Define alert conditions

Issues to alert on

New issue monitors alert on issues that are in the For Review state and meet your alerting conditions. Regressions are automatically transitioned to the For Review state, so they are monitored by default with New Issue monitors. For more information on states, see Issue States.

Select All, Browser, Mobile, or Backend issues and construct a search query using the same logic as the Error Tracking Explorer search for the issues’ error occurrences.

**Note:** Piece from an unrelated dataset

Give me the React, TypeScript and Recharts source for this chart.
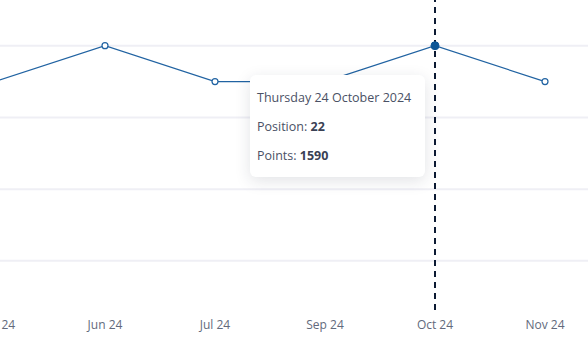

New Issue monitors only consider issues that were created or regressed after the monitor was created or last edited. These monitors have a 24-hour lookback period.

Define alert threshold

Choose one of the following options:

Alert on all new issues

Monitor triggers when any new issue is detected (the number of errors is greater than 0 over the past day).

Define your alert metric

Choose the metric you want to monitor. There are three suggested filter options to access the most frequently used facets:
- Error Occurrences: Triggers when the error count is above.
- Impacted Users: Triggers when the number of impacted user emails is above.
- Impacted Sessions: Triggers when the number of impacted session IDs is above.
If you select All or Backend issues, only the Error Occurrences option is available.
You can also specify a custom measure you want to use to monitor. If you select a custom measure, the monitor alerts when the count of unique values of the facet is above.
Have a notification for each issue that matches your query, and group the results by any other attribute you require (for example, have a notification for each issue matching the query, and on each environment).
Query data over the last day (by default) or any other time window at each evaluation.
Choose a threshold for the monitor to trigger (by default 0-triggers at the first occurrence).

Programmatic management

If you are using Terraform or custom scripts using our public APIs to manage your monitors, you need to specify some clauses in the monitor query:

Add the source you want to target between All, Browser, Mobile, and Backend issue. Use the .source() clause with "all", "browser", "mobile" or "backend" right after your filter. Note: you can only use one at a time.
Make sure to use the .new() clause for new issue monitors.

Example:

error-tracking("{filter}").source("backend").new().rollup("count").by("@issue.id").last("1d") > 0

Issues to alert on

High Impact monitors alert on issues that are For Review or Reviewed and that meet your alerting conditions. Read more about Issue States.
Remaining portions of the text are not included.